Thursday, January 03, 2019

2020 DEMOCRATS SHOULD RUN ON GOVERNING LIKE ADULTS

In The Atlantic, Annie Lowrey reminds us that government shutdowns can be prevented by law:
... Congress could shut down the government shutdown option, forever.

It could do this by implementing something called an automatic continuing resolution provision, which legislators from both sides of the aisle have advanced numerous times over the past 30 years. Right now, when Congress cannot agree on how to spend money, it passes a continuing resolution, or CR, which continues federal agencies’ financing for a given period of time. Automatic CRs would absolve Congress from the responsibility of passing new CRs, preventing both the quick financing lapses and big, painful shutdowns.

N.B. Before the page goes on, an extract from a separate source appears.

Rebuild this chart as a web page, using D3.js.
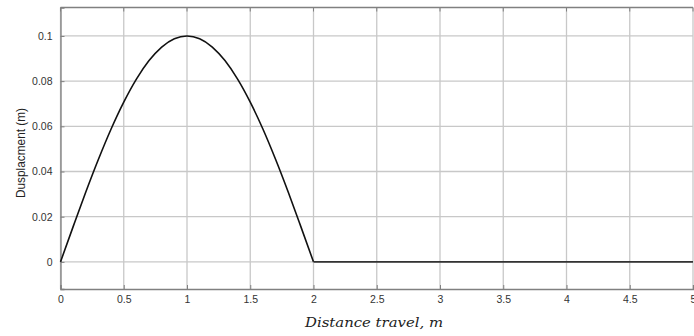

... CRs are already common, necessary part of the budget process: Congress has used them more than 100 times in recent decades, with CRs keeping the government open for full years a few times. Several states have automatic CR-type provisions, and President Barack Obama signed a military-only automatic CR into law back in 2013.
I'm for automatic CRs, and I'm also for anything that will end the debt-ceiling brinkmanship we've faced periodically in recent years. In 2013, Democrats proposed a way to avoid debt ceiling crises:
Three Democratic senators, led by Charles E. Schumer of New York, introduced legislation Tuesday to permanently install a new procedure on the debt limit that would all-but-eliminate the threat of default.

The bill would make permanent a rule devised in 2011 by Senate Minority Leader Mitch McConnell, R-Ky., that uses resolutions of disapproval to enable the president to extend the debt limit while also technically allowing minority lawmakers to vote against that authorization— a maneuver McConnell said was designed to be used on a case-by-case basis.

... The bill would allow the president to ask for a debt ceiling increase when the government got to within $100 billion of its limit and would require Congress to vote on a disapproval resolution within 15 days of the president's request.
I'm not sure that would really work with a president like Trump, who would undoubtedly prefer a crisis, and thus wouldn't extend the debt limit. (I'm not sure any other Republican president would, either.) But I appreciate the effort.

I think Democrats running for president in 2020 should champion ideas like these. They might not be key parts of any candidate's platform, but they'd send a signal that's a core part of the Democratic message (government does things the public wants done, so it should do them well) in a way that might seem non-ideological and appealing to voters who aren't partisans. Ordinary Americans don't like government shutdowns. Some have partisan views on them, but others just regard them as failures by our elected officials, who are seen as immature brats squabbling in a sandbox. Maybe a few of those Obama-Trump voters every Democratic presidential aspirant is supposed to covet would be impressed if Democratic presidential candidates said, "We have a way to prevent this from happening again, so let's do it."

Trump has figured out Joe Sixpack identity politics; Democrats are unlikely to beat him at that. But maybe a few simple ideas that sound like plain common sense will appeal to some of those voters. It's worth a try.